What the exercise asks
From the listing below, pick out each line with the word "this".

Supplied records
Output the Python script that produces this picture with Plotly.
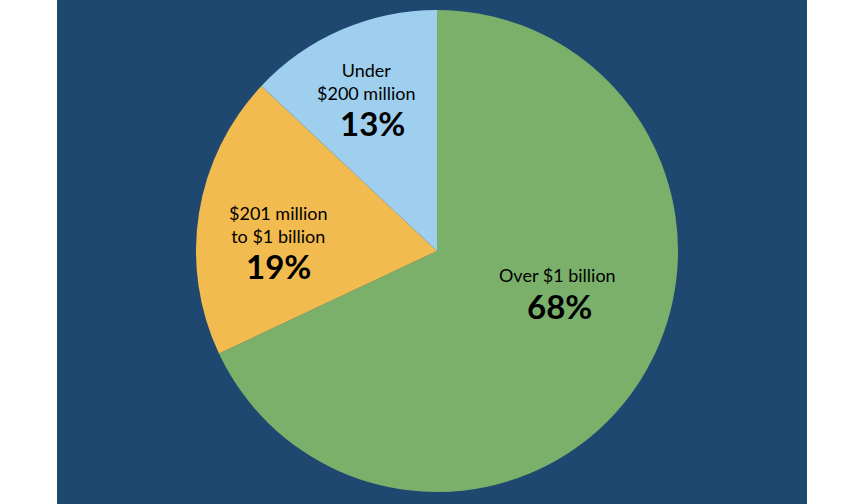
import plotly.graph_objects as go

# share of total by size bracket
labels = ["Over $1 billion", "$201 million<br>to $1 billion", "Under<br>$200 million"]
shares = [68, 19, 13]
colors = ["#7ab06a", "#f2bb4f", "#9ecfee"]

navy = "#1f4871"
W, H = 864, 504

fig = go.Figure(go.Pie(
    labels=labels,
    values=shares,
    sort=False,
    direction="clockwise",
    rotation=0,
    marker=dict(colors=colors, line=dict(width=0)),
    textinfo="none",
    hoverinfo="label+percent",
    domain=dict(x=[196 / W, 678 / W], y=[12 / H, 494 / H]),
    showlegend=False,
))

# hand placed label spots inside each slice (pixels): label centre, percent centre
label_xy = [(557, 275), (278, 224), (366, 82)]
pct_xy = [(559, 306), (278, 266), (372, 123)]

annotations = []
for lab, v, (lx, ly), (px, py) in zip(labels, shares, label_xy, pct_xy):
    annotations.append(dict(text=lab, x=lx / W, y=1 - ly / H, xref="paper", yref="paper",
                            showarrow=False, xanchor="center", yanchor="middle",
                            font=dict(family="Lato", size=18, color="black")))
    annotations.append(dict(text=f"<b>{v}%</b>", x=px / W, y=1 - py / H, xref="paper", yref="paper",
                            showarrow=False, xanchor="center", yanchor="middle",
                            font=dict(family="Lato", size=33, color="black")))

fig.update_layout(
    width=W,
    height=H,
    margin=dict(l=0, r=0, t=0, b=0),
    paper_bgcolor="white",
    annotations=annotations,
    shapes=[dict(type="rect", xref="paper", yref="paper",
                 x0=57 / W, x1=807 / W, y0=0, y1=1,
                 fillcolor=navy, line=dict(width=0), layer="below")],
)

fig.write_html("out.html", config={"displayModeBar": False},
               post_script="document.body.style.margin='0';")
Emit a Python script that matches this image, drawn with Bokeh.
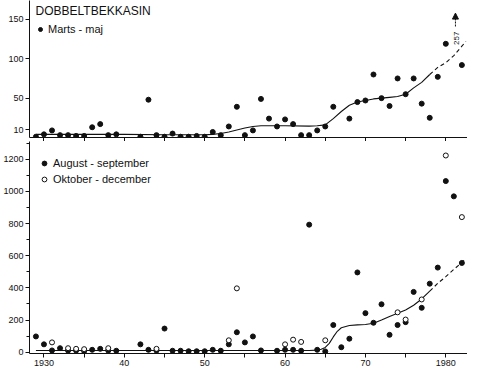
import numpy as np
from math import pi
from bokeh.plotting import figure
from bokeh.layouts import column
from bokeh.models import (Range1d, FixedTicker, Legend, LegendItem, Arrow,
                          NormalHead, Label)
from bokeh.embed import file_html
from bokeh.resources import INLINE

# ---------------- data ----------------
title_text = "DOBBELTBEKKASIN"
label_mm = "Marts - maj"
label_as = "August - september"
label_od = "Oktober - december"

years_mm = [1929, 1930, 1931, 1932, 1933, 1934, 1935, 1936, 1937, 1938, 1939,
            1942, 1943, 1944, 1945, 1946, 1947, 1948, 1949, 1950, 1951, 1952,
            1953, 1954, 1955, 1956, 1957, 1958, 1959, 1960, 1961, 1962, 1963,
            1964, 1965, 1966, 1968, 1969, 1970, 1971, 1972, 1973, 1974, 1975,
            1976, 1977, 1978, 1979, 1980, 1981, 1982]
vals_mm = [1, 4, 9, 3, 3, 2, 2, 13, 17, 3, 4,
           1, 48, 3, 1, 5, 1, 1, 2, 1, 7, 3,
           14, 39, 3, 9, 49, 24, 14, 23, 17, 3, 3,
           9, 14, 39, 24, 45, 47, 80, 50, 40, 75, 55,
           75, 43, 25, 77, 119, 257, 92]

trend_mm_years = [1929, 1935, 1940, 1945, 1950, 1951, 1952, 1953, 1954, 1955,
                  1956, 1957, 1960, 1963, 1964, 1965, 1966, 1967, 1968, 1969,
                  1970, 1971, 1972, 1973, 1974, 1975, 1976, 1977, 1978]
trend_mm_vals = [4, 4, 4, 3.5, 3.5, 4, 5, 7, 9.5, 12,
                 14, 15, 15, 14.5, 15, 16, 24, 33, 41, 45,
                 47, 49, 50, 51, 52, 55, 63, 70, 80]
trend_mm_dash_years = [1978, 1979, 1980, 1981, 1982, 1982.5]
trend_mm_dash_vals = [80, 89, 95, 104, 116, 122]

years_as = [1929, 1930, 1931, 1932, 1933, 1934, 1935, 1936, 1937, 1938, 1939,
            1942, 1943, 1944, 1945, 1946, 1947, 1948, 1949, 1950, 1951, 1952,
            1953, 1954, 1955, 1956, 1957, 1959, 1960, 1961, 1962, 1963, 1964,
            1965, 1966, 1967, 1968, 1969, 1970, 1971, 1972, 1973, 1974, 1975,
            1976, 1977, 1978, 1979, 1980, 1981, 1982]
vals_as = [98, 49, 11, 25, 10, 10, 7, 15, 21, 10, 9,
           49, 15, 10, 147, 9, 9, 6, 6, 6, 15, 9,
           49, 124, 61, 98, 11, 9, 15, 15, 9, 793, 15,
           5, 169, 31, 84, 496, 243, 183, 298, 108, 169, 187,
           375, 276, 426, 526, 1064, 969, 555]

years_od = [1931, 1933, 1934, 1935, 1938, 1944, 1953, 1954, 1960, 1961, 1962,
            1965, 1974, 1975, 1977, 1980, 1982]
vals_od = [61, 25, 21, 19, 25, 21, 74, 397, 49, 78, 64,
           74, 248, 203, 328, 1223, 840]

trend_ao_years = [1929, 1935, 1940, 1945, 1950, 1955, 1960, 1963, 1964, 1964.5,
                  1965, 1965.5, 1966, 1966.5, 1967, 1968, 1969, 1970, 1971,
                  1972, 1973, 1974, 1975, 1976, 1977, 1978]
trend_ao_vals = [11, 11, 11, 11, 11, 11, 11, 11, 13, 18,
                 30, 55, 95, 130, 152, 166, 170, 172, 180,
                 200, 222, 242, 262, 292, 331, 380]
trend_ao_dash_years = [1978, 1979, 1980, 1981, 1982, 1982.5]
trend_ao_dash_vals = [380, 428, 470, 515, 558, 580]

x_major = [1930, 1940, 1950, 1960, 1970, 1980]
x_minor = [1935, 1945, 1955, 1965, 1975]
x_tick_labels = {1930: "1930", 1940: "40", 1950: "50", 1960: "60", 1970: "70", 1980: "1980"}
top_y_ticks = [10, 50, 100, 150]
bot_y_ticks = [0, 200, 400, 600, 800, 1000, 1200]
bot_y_minor = [100, 300, 500, 700, 900, 1100, 1300]

# ---------------- styling ----------------
INK = "#111111"
FONT = "Liberation Sans"
TOP_YMAX = 174

xr = Range1d(1928.2, 1982.7)


def style_axes(p):
    p.outline_line_color = None
    p.xgrid.visible = False
    p.ygrid.visible = False
    p.background_fill_color = "white"
    for ax in p.xaxis + p.yaxis:
        ax.axis_line_color = INK
        ax.axis_line_width = 1
        ax.major_tick_line_color = INK
        ax.minor_tick_line_color = INK
        ax.major_tick_in = 0
        ax.major_tick_out = 4
        ax.minor_tick_in = 0
        ax.minor_tick_out = 3
        ax.major_label_text_font = FONT
        ax.major_label_text_font_size = "9px"
        ax.major_label_text_color = INK
        ax.major_label_standoff = 2


# ---------------- top panel ----------------
top = figure(width=467, height=141, x_range=xr, y_range=Range1d(0, TOP_YMAX),
             output_backend="svg", toolbar_location=None,
             min_border_left=27, min_border_right=0, min_border_top=0,
             min_border_bottom=0)
style_axes(top)
top.xaxis.ticker = FixedTicker(ticks=[], minor_ticks=x_major + x_minor)
top.xaxis.minor_tick_out = 4
top.yaxis.ticker = FixedTicker(ticks=top_y_ticks, minor_ticks=[])

ym = np.array(years_mm, dtype=float)
vm = np.array(vals_mm, dtype=float)
inside = vm <= TOP_YMAX
top.line(trend_mm_years, trend_mm_vals, line_color=INK, line_width=1.1)
top.line(trend_mm_dash_years, trend_mm_dash_vals, line_color=INK,
         line_width=1.1, line_dash="4 3")
r_mm = top.scatter(ym[inside], vm[inside], size=5, marker="circle",
                   fill_color=INK, line_color=INK)

# off-scale value: arrow + value label
for yr, v in zip(ym[~inside], vm[~inside]):
    top.add_layout(Arrow(end=NormalHead(size=6, fill_color=INK, line_color=INK),
                         x_start=yr + 0.2, y_start=141, x_end=yr + 0.2, y_end=158,
                         line_color=INK, line_width=1, line_dash="2 1"))
    top.add_layout(Label(x=yr + 0.35, y=126, text=str(int(v)), angle=pi / 2,
                         text_align="center", text_baseline="middle",
                         text_font=FONT, text_font_size="8px", text_color=INK))

top.add_layout(Label(x=6, y=134, x_units="screen", y_units="screen",
                     text=title_text, text_align="left", text_baseline="top",
                     text_font=FONT, text_font_size="12px", text_color=INK))

leg_top = Legend(items=[LegendItem(label=label_mm, renderers=[r_mm])],
                 location=(6, 102))
leg_top.label_text_font = FONT
leg_top.label_text_font_size = "11px"
leg_top.label_text_color = INK
leg_top.glyph_width = 10
leg_top.glyph_height = 12
leg_top.label_standoff = 3
leg_top.label_height = 12
leg_top.padding = 2
leg_top.margin = 0
leg_top.spacing = 0
leg_top.background_fill_alpha = 0
leg_top.border_line_color = None
top.add_layout(leg_top)

# ---------------- bottom panel ----------------
bot = figure(width=467, height=227, x_range=xr, y_range=Range1d(-8, 1310),
             output_backend="svg", toolbar_location=None,
             min_border_left=27, min_border_right=0, min_border_top=0,
             min_border_bottom=0)
style_axes(bot)
bot.xaxis.ticker = FixedTicker(ticks=x_major, minor_ticks=x_minor)
bot.xaxis.minor_tick_out = 4
bot.xaxis.major_label_overrides = x_tick_labels
bot.yaxis.ticker = FixedTicker(ticks=bot_y_ticks, minor_ticks=bot_y_minor)

bot.line(trend_ao_years, trend_ao_vals, line_color=INK, line_width=1.1)
bot.line(trend_ao_dash_years, trend_ao_dash_vals, line_color=INK,
         line_width=1.1, line_dash="4 3")
r_as = bot.scatter(years_as, vals_as, size=5, marker="circle",
                   fill_color=INK, line_color=INK)
r_od = bot.scatter(years_od, vals_od, size=5, marker="circle",
                   fill_color="white", line_color=INK, line_width=1)

leg_bot = Legend(items=[LegendItem(label=label_as, renderers=[r_as]),
                        LegendItem(label=label_od, renderers=[r_od])],
                 location=(9, 168))
leg_bot.label_text_font = FONT
leg_bot.label_text_font_size = "11px"
leg_bot.label_text_color = INK
leg_bot.glyph_width = 12
leg_bot.glyph_height = 12
leg_bot.label_standoff = 3
leg_bot.label_height = 12
leg_bot.padding = 2
leg_bot.margin = 0
leg_bot.spacing = 4
leg_bot.background_fill_alpha = 0
leg_bot.border_line_color = None
bot.add_layout(leg_bot)

layout = column(top, bot, spacing=0)
open("out.html", "w").write(file_html(layout, INLINE))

Result below
Output the Python script that produces this picture with Plotly.
Emit a Python script that matches this image, drawn with Bokeh.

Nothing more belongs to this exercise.